To George L. Hutchings
1 January 1870 • Elmira, N.Y.
(MS: CLSUUCCL 11877)

Elmira, De Jan. 1.

Friend Hutchings—

I am in a desperate hurry, but I must take time to ask you to pardon me for showing such unmannerly temper the other morning about that synopsis. Those things always make me angry, & the fact that I had sat up until 5 AM talking,—then got up at 7, did not improve my temper. Still, it was shameful in me to intrude such a spirit upon you who had never done me any but the kindest offices—& so I have now [siezed] upon the very first opportunity to apologize—I have had no earlier chance than this.1

Truly Yrs.

Samℓ. L. Clemens.

————

Happy N. Y.’s to you!

On the morning of 30 December 1869 Hutchings may have shown Clemens a copy of that day’s Trenton True American, which published a lengthy synopsis of his Sandwich Islands lecture in Trenton on 28 December (“Mark Twain,” 3, reprinted in Lane). (On the afternoon of 30 December the Newark Journal printed a long excerpt from his 29 December Clayonian Society lecture, but by then he had left for his next engagement, in Wilkes-Barre, Pennsylvania [“Mark Twain on the Sandwich Islanders,” 30 Dec 69, 2].) Clemens again lectured for the Clayonian Society on 29 November 1871 (L3, 485; L4, 515 n. 5).

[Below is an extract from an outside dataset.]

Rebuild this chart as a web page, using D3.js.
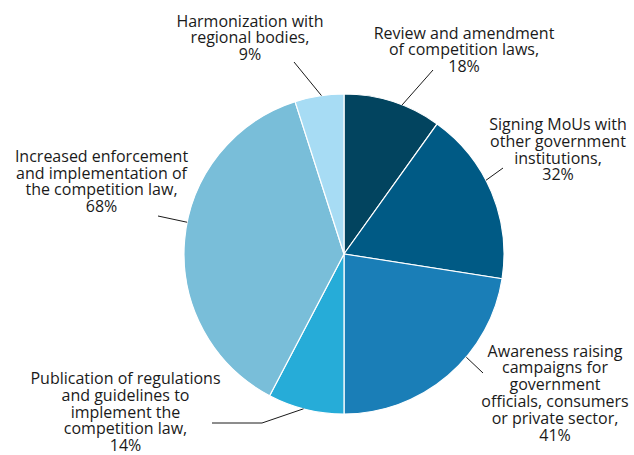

SLC to George L. Hutchings, 1 Jan 1870, Elmira, N.Y. (UCCL 11877), n. 1. 


December 29 - Opera House, Newark, New Jersey


A possible route to Wilkes-Barre begins with the New Jersey Central to Hampton;  the Delaware, Lackawanna and Western to Delaware Water Gap, Pocono and Scranton.  From Scranton Twain could take the Lackawanna and Bloomsburg to Kingston and take local transportation across the river to Wilkes-Barre  or the Delaware and Hudson Canal Co to Moosic; then the Lehigh and Susquehanna Division of the Central Railroad of New Jersey.


December 30 - Landmesser Hall, Wilkes-Barre, Pennsylvania


Twain's most likely route to Williamsport would have been to cross the river and take the Lackawanna and Bloomsburg  to Northumberland then the Pennsylvania and Erie to Williamsport or a series of coal trains to Sunbury.


December 31 - Opera House, Williamsport, Pennsylvania


After Williamsport, Twain returned to Elmira.